• [Given instruction]:
Everything from the line containing "Write a component" through the line containing "const crisp = (v: number)" must be quoted exactly; everything else is left out.

• [Listed records]:
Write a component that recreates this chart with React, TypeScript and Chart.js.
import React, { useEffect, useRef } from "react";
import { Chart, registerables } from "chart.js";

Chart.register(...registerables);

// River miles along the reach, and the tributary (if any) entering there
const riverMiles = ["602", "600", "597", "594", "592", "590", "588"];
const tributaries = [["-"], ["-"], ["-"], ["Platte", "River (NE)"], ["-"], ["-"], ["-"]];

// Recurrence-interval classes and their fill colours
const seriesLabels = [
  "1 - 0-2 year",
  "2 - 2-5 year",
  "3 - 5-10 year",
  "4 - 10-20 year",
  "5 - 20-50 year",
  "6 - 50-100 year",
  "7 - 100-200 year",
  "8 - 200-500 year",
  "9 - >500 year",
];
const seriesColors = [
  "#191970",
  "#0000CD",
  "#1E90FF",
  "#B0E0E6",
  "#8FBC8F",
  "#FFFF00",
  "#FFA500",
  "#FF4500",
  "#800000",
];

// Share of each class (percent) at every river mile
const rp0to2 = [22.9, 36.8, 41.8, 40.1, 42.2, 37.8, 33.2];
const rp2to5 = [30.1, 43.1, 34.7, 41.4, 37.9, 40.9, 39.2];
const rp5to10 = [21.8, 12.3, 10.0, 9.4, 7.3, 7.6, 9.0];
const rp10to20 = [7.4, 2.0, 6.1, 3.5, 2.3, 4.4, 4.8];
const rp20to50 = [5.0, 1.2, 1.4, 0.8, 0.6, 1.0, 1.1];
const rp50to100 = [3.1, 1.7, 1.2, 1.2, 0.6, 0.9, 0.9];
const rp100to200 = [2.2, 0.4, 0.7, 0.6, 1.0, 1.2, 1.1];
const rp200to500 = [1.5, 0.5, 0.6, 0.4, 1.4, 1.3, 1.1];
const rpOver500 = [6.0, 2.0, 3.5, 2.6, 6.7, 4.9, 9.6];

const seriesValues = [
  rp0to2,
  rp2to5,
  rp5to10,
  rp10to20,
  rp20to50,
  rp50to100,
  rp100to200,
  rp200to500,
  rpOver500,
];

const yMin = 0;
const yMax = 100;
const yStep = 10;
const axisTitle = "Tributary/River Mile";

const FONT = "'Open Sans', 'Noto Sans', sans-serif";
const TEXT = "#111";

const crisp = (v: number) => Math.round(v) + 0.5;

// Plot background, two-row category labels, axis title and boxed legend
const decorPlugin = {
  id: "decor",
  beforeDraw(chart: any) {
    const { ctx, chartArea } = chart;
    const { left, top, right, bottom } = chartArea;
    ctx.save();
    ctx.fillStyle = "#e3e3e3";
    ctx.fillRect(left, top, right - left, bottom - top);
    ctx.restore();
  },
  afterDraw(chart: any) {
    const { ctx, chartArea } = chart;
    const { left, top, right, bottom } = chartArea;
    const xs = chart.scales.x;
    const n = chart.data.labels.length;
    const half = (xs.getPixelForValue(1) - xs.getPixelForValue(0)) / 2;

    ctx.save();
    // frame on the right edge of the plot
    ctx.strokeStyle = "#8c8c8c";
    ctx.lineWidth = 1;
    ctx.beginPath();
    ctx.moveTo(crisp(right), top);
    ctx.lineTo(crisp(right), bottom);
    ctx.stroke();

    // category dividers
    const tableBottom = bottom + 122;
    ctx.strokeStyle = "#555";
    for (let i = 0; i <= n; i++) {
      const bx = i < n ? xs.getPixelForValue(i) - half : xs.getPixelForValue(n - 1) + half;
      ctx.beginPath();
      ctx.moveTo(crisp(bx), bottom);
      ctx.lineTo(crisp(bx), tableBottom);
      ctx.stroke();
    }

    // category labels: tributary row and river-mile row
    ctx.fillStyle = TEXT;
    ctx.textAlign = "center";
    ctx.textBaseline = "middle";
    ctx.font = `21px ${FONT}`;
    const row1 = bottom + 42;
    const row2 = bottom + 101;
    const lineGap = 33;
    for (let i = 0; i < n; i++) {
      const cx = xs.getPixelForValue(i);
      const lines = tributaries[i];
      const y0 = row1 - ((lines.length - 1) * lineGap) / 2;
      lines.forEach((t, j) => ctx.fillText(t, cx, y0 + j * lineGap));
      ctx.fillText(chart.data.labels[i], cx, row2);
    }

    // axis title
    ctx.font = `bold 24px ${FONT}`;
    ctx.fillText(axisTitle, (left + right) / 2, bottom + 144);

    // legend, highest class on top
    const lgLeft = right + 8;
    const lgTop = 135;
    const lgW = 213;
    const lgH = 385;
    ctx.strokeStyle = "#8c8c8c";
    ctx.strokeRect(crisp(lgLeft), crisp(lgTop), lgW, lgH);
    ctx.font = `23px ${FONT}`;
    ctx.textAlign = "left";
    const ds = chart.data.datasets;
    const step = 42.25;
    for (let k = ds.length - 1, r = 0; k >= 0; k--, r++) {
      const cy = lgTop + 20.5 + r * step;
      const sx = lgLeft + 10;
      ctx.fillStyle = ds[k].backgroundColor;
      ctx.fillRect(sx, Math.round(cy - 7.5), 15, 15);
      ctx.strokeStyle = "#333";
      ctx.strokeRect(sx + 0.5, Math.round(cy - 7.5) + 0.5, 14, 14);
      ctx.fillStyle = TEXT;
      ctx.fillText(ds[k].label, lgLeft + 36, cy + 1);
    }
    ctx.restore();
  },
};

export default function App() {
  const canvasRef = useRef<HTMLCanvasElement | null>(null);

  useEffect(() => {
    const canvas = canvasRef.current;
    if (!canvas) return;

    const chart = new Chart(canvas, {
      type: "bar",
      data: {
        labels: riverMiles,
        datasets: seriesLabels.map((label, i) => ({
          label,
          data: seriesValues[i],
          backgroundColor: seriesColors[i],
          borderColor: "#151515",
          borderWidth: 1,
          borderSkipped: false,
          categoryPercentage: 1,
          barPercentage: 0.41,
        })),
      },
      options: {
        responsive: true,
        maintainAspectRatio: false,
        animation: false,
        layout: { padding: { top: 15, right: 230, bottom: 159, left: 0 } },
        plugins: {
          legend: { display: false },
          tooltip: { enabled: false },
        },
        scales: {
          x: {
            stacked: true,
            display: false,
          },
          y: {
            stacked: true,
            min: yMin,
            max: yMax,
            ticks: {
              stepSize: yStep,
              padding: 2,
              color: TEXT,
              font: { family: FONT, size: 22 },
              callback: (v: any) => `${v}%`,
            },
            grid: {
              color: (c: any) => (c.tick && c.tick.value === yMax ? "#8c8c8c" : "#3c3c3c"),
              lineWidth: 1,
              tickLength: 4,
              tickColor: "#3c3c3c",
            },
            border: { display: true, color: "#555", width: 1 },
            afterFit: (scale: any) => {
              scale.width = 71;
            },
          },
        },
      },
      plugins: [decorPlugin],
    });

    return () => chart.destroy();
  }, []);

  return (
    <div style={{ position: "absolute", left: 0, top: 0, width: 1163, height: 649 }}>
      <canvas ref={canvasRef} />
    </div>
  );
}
...
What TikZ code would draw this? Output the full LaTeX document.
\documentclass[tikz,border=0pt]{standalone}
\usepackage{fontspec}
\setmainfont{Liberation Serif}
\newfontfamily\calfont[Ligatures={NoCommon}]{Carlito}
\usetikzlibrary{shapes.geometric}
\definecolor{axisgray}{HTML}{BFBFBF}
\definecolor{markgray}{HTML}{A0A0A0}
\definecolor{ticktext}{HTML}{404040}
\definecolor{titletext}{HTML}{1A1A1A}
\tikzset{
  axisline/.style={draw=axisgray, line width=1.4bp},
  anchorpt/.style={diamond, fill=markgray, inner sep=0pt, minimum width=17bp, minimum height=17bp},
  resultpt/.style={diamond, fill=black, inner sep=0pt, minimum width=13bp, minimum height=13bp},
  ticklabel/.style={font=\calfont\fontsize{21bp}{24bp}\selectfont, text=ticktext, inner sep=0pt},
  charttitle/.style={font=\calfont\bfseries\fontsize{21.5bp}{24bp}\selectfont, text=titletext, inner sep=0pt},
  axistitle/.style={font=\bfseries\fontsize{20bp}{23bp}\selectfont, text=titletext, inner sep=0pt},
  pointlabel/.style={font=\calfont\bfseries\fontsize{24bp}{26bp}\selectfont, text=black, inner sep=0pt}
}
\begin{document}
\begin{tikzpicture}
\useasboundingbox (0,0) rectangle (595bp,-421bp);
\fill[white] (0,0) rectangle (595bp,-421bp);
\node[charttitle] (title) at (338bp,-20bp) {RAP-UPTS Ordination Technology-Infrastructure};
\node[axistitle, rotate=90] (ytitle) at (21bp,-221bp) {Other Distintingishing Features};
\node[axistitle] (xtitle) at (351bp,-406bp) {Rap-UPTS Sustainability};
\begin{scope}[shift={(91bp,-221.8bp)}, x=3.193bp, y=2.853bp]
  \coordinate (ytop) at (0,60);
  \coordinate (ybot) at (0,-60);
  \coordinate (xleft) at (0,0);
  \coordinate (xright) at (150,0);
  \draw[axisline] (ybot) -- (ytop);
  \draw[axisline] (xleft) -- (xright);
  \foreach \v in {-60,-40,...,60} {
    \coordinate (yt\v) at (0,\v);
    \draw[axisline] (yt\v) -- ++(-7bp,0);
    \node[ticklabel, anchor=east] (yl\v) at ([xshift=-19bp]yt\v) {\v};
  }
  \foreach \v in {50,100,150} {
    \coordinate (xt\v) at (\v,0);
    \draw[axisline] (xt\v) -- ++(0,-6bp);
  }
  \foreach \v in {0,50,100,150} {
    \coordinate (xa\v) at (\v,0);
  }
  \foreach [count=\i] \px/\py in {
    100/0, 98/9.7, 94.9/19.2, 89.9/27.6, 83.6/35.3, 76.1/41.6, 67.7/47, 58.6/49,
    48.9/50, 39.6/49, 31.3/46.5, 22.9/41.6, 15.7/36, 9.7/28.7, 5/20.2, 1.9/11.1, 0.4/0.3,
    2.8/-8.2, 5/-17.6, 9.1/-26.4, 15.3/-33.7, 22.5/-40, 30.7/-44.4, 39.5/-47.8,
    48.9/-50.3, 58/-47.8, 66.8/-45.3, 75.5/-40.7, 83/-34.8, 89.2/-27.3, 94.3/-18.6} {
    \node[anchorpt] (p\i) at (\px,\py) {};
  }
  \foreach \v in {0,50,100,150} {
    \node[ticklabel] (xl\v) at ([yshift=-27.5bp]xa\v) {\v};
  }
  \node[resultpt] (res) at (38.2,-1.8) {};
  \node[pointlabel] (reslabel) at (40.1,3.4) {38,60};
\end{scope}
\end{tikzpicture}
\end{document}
--
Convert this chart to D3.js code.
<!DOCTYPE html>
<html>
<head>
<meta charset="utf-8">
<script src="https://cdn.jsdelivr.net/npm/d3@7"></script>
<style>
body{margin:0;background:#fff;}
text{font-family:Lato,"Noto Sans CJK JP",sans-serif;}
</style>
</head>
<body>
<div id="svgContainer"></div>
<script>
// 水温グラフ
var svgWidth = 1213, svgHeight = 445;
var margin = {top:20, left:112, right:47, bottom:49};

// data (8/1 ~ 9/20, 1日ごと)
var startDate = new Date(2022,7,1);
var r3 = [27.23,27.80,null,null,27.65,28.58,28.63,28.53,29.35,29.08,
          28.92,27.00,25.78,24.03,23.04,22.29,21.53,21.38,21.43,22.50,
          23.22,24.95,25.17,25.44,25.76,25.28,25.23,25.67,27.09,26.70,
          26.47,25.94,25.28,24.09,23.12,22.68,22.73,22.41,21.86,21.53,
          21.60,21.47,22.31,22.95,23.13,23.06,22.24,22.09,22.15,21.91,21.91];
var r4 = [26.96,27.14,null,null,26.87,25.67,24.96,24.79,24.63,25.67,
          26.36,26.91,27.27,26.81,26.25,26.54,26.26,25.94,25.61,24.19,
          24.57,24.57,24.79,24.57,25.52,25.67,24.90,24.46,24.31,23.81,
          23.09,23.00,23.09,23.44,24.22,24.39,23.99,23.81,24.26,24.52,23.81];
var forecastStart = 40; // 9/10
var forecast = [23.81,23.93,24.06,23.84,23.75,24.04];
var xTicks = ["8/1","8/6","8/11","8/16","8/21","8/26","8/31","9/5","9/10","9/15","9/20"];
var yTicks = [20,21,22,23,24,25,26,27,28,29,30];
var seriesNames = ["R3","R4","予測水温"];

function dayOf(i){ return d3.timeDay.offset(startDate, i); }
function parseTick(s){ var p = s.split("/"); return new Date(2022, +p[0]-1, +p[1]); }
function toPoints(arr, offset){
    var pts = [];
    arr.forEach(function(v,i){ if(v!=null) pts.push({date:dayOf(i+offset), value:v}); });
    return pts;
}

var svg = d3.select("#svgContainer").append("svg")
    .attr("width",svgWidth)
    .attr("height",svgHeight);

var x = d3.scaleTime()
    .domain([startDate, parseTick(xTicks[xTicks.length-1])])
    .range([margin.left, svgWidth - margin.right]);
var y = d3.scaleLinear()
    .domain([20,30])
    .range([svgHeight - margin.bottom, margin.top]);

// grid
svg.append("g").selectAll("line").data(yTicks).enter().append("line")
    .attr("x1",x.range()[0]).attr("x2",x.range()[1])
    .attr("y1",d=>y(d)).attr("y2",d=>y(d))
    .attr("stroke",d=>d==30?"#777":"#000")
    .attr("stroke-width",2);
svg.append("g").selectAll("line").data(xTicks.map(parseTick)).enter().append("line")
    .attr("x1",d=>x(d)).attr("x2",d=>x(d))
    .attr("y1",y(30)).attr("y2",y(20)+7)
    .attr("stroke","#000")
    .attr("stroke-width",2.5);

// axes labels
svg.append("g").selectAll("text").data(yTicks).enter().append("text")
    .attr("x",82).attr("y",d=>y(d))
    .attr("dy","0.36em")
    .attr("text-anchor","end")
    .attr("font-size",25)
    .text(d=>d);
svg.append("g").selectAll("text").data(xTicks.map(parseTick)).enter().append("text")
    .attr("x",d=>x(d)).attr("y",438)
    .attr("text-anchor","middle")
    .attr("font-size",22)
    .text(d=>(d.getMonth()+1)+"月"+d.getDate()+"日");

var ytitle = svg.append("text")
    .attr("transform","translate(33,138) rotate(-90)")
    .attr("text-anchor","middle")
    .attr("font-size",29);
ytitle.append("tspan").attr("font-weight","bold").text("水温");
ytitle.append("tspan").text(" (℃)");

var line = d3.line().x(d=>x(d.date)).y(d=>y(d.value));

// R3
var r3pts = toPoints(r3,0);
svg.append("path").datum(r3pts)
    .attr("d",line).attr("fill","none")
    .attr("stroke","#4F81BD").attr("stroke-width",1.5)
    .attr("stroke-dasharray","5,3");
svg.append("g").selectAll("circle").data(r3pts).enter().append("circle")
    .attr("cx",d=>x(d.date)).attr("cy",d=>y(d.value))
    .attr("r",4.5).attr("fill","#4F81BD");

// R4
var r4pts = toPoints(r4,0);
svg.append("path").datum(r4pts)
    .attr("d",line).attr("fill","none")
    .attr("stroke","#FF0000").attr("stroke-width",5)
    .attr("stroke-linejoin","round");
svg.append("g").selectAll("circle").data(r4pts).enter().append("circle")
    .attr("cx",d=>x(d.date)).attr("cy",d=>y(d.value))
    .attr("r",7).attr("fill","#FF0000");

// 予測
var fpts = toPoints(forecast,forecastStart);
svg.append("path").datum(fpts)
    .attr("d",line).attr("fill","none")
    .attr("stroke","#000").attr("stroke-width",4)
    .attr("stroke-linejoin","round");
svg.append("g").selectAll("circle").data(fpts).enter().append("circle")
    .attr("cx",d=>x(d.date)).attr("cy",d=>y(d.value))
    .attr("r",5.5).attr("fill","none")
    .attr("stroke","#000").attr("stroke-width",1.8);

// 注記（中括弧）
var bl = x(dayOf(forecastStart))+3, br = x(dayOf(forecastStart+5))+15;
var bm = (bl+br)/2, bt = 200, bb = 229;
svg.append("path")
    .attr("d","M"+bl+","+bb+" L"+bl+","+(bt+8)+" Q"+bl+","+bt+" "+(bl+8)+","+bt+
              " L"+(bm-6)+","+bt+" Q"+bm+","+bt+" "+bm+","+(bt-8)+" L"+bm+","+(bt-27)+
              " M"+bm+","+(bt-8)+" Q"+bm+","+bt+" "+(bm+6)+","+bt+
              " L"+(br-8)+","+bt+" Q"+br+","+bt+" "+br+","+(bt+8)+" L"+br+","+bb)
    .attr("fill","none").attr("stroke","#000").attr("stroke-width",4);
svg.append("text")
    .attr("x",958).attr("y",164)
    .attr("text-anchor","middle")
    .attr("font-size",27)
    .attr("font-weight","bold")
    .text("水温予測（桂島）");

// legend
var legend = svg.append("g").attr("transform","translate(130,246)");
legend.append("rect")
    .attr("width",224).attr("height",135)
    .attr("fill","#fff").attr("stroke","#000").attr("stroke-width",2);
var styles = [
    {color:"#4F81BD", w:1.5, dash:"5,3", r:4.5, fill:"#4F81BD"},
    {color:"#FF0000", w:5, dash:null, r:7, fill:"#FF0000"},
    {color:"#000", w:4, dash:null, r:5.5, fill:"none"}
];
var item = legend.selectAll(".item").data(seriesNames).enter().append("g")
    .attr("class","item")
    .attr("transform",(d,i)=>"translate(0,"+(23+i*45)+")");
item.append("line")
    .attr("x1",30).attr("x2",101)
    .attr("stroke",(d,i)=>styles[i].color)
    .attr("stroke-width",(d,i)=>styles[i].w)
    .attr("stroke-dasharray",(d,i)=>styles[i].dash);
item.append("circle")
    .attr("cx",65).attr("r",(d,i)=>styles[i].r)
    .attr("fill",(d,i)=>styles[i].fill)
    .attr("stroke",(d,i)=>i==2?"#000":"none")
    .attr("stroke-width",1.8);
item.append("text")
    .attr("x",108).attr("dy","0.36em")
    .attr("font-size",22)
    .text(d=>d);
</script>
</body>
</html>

• [Problem solution]:
Write a component that recreates this chart with React, TypeScript and Chart.js.
import React, { useEffect, useRef } from "react";
import { Chart, registerables } from "chart.js";

Chart.register(...registerables);

// River miles along the reach, and the tributary (if any) entering there
const riverMiles = ["602", "600", "597", "594", "592", "590", "588"];
const tributaries = [["-"], ["-"], ["-"], ["Platte", "River (NE)"], ["-"], ["-"], ["-"]];

// Recurrence-interval classes and their fill colours
const seriesLabels = [
  "1 - 0-2 year",
  "2 - 2-5 year",
  "3 - 5-10 year",
  "4 - 10-20 year",
  "5 - 20-50 year",
  "6 - 50-100 year",
  "7 - 100-200 year",
  "8 - 200-500 year",
  "9 - >500 year",
];
const seriesColors = [
  "#191970",
  "#0000CD",
  "#1E90FF",
  "#B0E0E6",
  "#8FBC8F",
  "#FFFF00",
  "#FFA500",
  "#FF4500",
  "#800000",
];

// Share of each class (percent) at every river mile
const rp0to2 = [22.9, 36.8, 41.8, 40.1, 42.2, 37.8, 33.2];
const rp2to5 = [30.1, 43.1, 34.7, 41.4, 37.9, 40.9, 39.2];
const rp5to10 = [21.8, 12.3, 10.0, 9.4, 7.3, 7.6, 9.0];
const rp10to20 = [7.4, 2.0, 6.1, 3.5, 2.3, 4.4, 4.8];
const rp20to50 = [5.0, 1.2, 1.4, 0.8, 0.6, 1.0, 1.1];
const rp50to100 = [3.1, 1.7, 1.2, 1.2, 0.6, 0.9, 0.9];
const rp100to200 = [2.2, 0.4, 0.7, 0.6, 1.0, 1.2, 1.1];
const rp200to500 = [1.5, 0.5, 0.6, 0.4, 1.4, 1.3, 1.1];
const rpOver500 = [6.0, 2.0, 3.5, 2.6, 6.7, 4.9, 9.6];

const seriesValues = [
  rp0to2,
  rp2to5,
  rp5to10,
  rp10to20,
  rp20to50,
  rp50to100,
  rp100to200,
  rp200to500,
  rpOver500,
];

const yMin = 0;
const yMax = 100;
const yStep = 10;
const axisTitle = "Tributary/River Mile";

const FONT = "'Open Sans', 'Noto Sans', sans-serif";
const TEXT = "#111";

const crisp = (v: number) => Math.round(v) + 0.5;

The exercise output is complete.